Bayrou, Sarkozy, une troisième voie existe aussi pour Ségolène en cas de défaite : le cinéma, ou le « music hall », comme dirait Patrick Sébastien. La dame fantasque, coachée par le zozotant agent de stars Dominique Besnéhard, a manifestement pris goût à la comédie, à la scène, au jeu : qu’à cela ne tienne, dans la nouvelle grille des programmes du service public privé de recettes publicitaires, quelque bonne âme lui trouvera bien un rôle à sa démesure, personnage historique ou bonne sœur, ange gardien ou flic…
Ultime possibilité, enfin, pour Ségolène désavouée par les militants : rester au PS, accepter la « main tendue » (mollement) par Aubry, rentrer dans le rang et se faire toute petite aux côtés des éléphants.
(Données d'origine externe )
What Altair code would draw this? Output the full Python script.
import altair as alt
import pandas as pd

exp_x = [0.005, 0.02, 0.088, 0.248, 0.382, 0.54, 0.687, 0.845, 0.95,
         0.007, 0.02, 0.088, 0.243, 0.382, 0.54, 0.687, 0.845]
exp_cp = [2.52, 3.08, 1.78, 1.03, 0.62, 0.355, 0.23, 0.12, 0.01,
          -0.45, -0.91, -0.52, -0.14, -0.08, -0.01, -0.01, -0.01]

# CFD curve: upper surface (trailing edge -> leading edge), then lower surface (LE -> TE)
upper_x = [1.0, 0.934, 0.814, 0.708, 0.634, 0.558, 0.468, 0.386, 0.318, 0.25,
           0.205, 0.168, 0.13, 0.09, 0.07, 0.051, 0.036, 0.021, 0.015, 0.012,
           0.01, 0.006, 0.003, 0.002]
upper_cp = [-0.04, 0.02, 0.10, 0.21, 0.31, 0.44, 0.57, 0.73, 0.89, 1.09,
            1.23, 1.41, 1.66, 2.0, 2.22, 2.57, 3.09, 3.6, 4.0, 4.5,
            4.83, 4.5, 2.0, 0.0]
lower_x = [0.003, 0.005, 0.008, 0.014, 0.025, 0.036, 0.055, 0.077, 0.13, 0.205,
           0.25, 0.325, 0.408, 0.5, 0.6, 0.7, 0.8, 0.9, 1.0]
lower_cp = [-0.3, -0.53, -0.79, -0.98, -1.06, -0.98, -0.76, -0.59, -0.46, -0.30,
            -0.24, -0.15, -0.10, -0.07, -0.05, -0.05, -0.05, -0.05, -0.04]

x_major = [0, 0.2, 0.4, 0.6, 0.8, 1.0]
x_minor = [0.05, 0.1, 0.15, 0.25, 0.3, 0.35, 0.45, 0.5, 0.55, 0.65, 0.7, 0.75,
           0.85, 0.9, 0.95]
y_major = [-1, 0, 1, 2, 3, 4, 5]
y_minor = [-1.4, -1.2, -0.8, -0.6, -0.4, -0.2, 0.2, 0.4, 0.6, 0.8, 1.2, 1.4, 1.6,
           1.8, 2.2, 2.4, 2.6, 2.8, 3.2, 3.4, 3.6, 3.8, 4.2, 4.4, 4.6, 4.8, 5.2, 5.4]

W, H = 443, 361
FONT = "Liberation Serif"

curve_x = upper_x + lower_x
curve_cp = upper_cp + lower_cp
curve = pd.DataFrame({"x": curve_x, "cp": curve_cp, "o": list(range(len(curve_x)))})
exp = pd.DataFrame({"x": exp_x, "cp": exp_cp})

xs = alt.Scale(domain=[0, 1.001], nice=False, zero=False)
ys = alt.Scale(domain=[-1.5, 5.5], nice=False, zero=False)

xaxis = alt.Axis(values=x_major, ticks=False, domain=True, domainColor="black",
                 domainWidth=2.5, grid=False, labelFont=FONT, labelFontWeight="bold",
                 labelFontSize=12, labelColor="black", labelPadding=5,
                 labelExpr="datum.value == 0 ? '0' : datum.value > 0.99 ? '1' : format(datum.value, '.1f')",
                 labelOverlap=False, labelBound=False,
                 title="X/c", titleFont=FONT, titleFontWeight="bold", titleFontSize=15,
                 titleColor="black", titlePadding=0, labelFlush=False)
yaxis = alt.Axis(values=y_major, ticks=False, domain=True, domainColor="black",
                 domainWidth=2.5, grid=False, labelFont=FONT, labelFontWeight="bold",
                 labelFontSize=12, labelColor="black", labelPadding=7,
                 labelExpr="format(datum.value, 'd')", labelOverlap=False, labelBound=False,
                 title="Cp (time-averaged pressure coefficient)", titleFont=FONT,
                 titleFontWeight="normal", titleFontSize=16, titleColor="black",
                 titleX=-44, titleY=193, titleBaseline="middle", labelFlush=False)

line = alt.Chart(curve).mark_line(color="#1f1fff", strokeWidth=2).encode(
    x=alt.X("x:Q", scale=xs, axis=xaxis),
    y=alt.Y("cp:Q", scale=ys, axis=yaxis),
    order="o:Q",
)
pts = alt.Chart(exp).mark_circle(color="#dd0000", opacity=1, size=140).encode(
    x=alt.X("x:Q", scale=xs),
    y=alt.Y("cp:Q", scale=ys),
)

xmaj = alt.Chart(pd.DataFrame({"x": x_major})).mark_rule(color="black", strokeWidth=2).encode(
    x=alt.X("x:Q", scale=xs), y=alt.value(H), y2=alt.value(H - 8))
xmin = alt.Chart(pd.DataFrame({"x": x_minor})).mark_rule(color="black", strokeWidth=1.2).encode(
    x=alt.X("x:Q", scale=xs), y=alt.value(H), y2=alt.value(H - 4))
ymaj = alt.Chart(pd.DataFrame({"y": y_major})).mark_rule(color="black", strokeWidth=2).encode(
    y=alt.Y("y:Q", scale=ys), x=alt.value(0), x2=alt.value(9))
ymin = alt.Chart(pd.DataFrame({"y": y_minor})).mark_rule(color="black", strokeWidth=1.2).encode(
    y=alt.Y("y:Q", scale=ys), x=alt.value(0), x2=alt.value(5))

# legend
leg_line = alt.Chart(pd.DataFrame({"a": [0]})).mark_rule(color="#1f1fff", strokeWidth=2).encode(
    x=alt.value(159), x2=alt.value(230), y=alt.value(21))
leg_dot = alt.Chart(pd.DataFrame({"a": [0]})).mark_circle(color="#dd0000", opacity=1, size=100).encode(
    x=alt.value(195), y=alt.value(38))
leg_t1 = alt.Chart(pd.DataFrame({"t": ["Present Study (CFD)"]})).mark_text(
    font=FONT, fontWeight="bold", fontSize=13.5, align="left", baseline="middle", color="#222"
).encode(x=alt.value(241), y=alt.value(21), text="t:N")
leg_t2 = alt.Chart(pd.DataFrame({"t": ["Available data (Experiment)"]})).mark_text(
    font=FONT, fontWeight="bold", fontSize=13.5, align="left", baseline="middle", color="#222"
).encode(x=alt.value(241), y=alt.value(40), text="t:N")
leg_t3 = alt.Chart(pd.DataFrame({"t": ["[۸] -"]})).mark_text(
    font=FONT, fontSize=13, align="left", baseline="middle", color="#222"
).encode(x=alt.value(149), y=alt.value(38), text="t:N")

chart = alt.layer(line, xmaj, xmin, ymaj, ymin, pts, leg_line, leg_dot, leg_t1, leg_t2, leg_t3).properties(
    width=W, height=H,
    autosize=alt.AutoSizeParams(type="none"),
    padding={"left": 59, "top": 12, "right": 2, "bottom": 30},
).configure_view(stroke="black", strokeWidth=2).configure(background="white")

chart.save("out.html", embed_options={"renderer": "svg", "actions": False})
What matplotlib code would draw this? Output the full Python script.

Une sorte de petite mort qui ne correspondrait en rien à ce que cette femme têtue a montré ces dernières années : on peut donc affirmer que Ségolène vit en ce moment ses dernières heures au PS, un parti noyauté par quelques-uns de ses pires ennemis, où elle n’a jamais eu sa place. Née sous Mitterrand, morte sous la fille de Delors, bilan médiocre d’une ambitieuse trop tard déclarée, ou trop tôt surévaluée, qui n’aura en fait jamais été en mesure de changer les choses, ni de faire bouger les lignes.